In the heart of Mehrauli, there lies a 15th-century monument, a symbol of love and respect for all genders and sexualities.

 A short auto ride from Chattarpur metro station, through a rundown gully filled with small shops, tight spaces, and an unmelodious cacophony, which is characteristic of this and many other places like these in Delhi, lies the Hijron Ka Khanqah, the literal translation of which is the Sufi spiritual retreat for Eunuchs. Many locals and autowallahs in and around the area either don’t know, or ignore the history of this monument and simply refer to it as the local Masjid. Hijron Ka khanqah is a monument dating to the 15th century, from the Lodi period and is the final resting place of 50 eunuchs from that era.

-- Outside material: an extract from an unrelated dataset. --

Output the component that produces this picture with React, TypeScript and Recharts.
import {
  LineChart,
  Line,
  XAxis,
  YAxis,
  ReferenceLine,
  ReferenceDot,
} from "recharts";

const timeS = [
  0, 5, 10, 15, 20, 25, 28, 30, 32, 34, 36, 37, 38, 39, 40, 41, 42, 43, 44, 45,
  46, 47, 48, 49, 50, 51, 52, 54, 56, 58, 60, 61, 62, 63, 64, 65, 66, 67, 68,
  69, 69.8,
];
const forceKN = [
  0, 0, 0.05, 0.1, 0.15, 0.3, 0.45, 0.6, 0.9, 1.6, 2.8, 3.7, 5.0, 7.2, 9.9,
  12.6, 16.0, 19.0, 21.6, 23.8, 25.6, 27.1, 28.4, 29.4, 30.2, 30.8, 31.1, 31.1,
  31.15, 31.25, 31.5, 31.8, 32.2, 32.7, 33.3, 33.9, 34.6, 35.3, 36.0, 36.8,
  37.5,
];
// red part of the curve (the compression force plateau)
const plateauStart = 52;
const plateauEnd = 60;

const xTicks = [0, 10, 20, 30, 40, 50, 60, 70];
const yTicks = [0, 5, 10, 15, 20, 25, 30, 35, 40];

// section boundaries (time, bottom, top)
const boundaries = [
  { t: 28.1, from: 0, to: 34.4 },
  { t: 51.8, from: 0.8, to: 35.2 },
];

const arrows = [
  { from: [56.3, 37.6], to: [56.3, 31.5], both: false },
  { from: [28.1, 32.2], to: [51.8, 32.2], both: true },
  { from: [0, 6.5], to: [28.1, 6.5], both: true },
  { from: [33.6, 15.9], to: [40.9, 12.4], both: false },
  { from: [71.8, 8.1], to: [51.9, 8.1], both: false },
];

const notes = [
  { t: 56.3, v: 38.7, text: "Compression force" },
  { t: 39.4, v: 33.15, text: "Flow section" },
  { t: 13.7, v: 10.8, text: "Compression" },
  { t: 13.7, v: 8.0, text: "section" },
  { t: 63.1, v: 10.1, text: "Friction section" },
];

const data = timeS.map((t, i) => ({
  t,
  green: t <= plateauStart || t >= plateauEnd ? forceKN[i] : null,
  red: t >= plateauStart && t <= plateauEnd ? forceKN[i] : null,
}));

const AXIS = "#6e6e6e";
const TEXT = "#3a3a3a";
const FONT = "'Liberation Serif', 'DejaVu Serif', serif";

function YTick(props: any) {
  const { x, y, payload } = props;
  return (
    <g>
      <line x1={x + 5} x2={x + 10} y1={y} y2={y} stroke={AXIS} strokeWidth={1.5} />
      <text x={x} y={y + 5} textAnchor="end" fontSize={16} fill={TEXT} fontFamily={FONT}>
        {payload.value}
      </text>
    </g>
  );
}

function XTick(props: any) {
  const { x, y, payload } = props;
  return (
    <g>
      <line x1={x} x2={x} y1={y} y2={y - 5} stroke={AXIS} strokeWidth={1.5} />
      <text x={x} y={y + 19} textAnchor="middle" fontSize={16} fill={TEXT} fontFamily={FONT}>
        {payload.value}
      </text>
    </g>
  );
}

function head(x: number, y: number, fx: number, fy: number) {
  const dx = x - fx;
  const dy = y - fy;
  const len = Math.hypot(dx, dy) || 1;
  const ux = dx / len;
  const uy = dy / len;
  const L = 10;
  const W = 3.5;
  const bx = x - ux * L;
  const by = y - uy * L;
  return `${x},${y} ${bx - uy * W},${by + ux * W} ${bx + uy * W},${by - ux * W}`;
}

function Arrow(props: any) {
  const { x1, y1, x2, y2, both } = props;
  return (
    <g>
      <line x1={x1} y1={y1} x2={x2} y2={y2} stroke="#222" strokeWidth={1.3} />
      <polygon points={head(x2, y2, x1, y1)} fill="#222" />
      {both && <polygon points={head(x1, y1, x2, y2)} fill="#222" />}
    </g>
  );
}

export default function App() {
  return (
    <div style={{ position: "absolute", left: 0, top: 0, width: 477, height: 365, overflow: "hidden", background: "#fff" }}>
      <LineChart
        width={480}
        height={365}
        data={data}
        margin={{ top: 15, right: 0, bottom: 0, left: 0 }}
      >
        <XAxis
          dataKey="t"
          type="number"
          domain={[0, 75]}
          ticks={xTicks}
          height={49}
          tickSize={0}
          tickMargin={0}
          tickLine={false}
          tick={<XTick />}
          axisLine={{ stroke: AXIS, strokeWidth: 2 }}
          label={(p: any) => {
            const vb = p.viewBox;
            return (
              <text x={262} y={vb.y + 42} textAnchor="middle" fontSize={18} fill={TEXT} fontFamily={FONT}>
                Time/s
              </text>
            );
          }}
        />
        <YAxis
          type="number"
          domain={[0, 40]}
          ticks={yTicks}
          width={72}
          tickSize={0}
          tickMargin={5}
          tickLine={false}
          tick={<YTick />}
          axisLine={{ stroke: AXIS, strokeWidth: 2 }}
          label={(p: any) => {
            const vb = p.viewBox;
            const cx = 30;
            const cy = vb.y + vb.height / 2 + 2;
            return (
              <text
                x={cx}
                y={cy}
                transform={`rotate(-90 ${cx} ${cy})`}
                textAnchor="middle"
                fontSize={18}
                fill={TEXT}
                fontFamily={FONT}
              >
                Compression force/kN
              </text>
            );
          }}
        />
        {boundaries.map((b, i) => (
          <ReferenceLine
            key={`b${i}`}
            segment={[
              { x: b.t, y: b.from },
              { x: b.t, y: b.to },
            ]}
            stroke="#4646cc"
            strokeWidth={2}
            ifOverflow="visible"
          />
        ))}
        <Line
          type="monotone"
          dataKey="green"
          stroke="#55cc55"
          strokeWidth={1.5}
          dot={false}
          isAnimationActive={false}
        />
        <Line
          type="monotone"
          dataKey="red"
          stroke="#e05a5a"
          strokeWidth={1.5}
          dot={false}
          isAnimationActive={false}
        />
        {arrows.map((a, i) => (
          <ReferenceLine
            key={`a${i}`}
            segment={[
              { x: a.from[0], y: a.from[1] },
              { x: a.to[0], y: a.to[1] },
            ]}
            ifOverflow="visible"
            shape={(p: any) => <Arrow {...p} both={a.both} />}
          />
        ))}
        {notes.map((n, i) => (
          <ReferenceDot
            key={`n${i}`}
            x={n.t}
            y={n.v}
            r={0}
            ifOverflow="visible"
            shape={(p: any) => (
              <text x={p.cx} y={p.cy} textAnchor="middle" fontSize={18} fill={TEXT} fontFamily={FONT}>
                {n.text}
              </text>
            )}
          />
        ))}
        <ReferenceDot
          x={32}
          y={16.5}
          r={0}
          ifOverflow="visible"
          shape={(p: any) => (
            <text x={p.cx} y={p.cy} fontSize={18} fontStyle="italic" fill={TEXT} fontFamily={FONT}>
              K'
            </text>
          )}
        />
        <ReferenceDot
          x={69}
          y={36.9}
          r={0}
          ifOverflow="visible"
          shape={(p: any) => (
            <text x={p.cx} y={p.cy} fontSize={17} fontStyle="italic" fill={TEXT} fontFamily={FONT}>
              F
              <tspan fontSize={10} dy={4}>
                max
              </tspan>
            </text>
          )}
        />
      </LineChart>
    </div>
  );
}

The entrance to this monument isn’t grand; rather, it is small and built alongside the various tiny shops in the locality. However, it is recognizable as it is made out of white and green, and is elegantly beautiful in design. Walking in through the narrow entrance, one needs to be mindful of the low ceiling. Although complex, it is quite small, comprising of 49 simple white graves and one elegantly designed grave in the corner, along with a small shrine facing Mecca for prayer. According to Historians, the grave belongs to a Miyan Saheb, who was close to Sufi Saint Qutbuddin Bakhtiar Kaki. Qutbuddin’s eminence in the Lodi Dynasty court is one of the reasons this complex was gifted to Miyan Saheb and the eunuchs.

Though it is located in one of the busiest localities in Delhi, once inside, there is an air of serenity, as the noise from the outside world is drowned out.  The walk around the complex barely takes a few minutes due to the size of the complex, which is enough time to pay respects to the dead. Despite the cemetery being empty most of the time, it is still beautifully maintained and is frequently visited by the Hijra community on festive occasions, as they believe the monument holds magical powers.

In 2019, Eunuchs and many other communities still face discrimination based on their gender and sexuality. The past shows that people were able and willing to respect sexualities and genders which were not theirs. In times like these, Hijron ka Khanqah stands tall as a reminder that everyone is equal, regardless of how they identify or who they choose to love.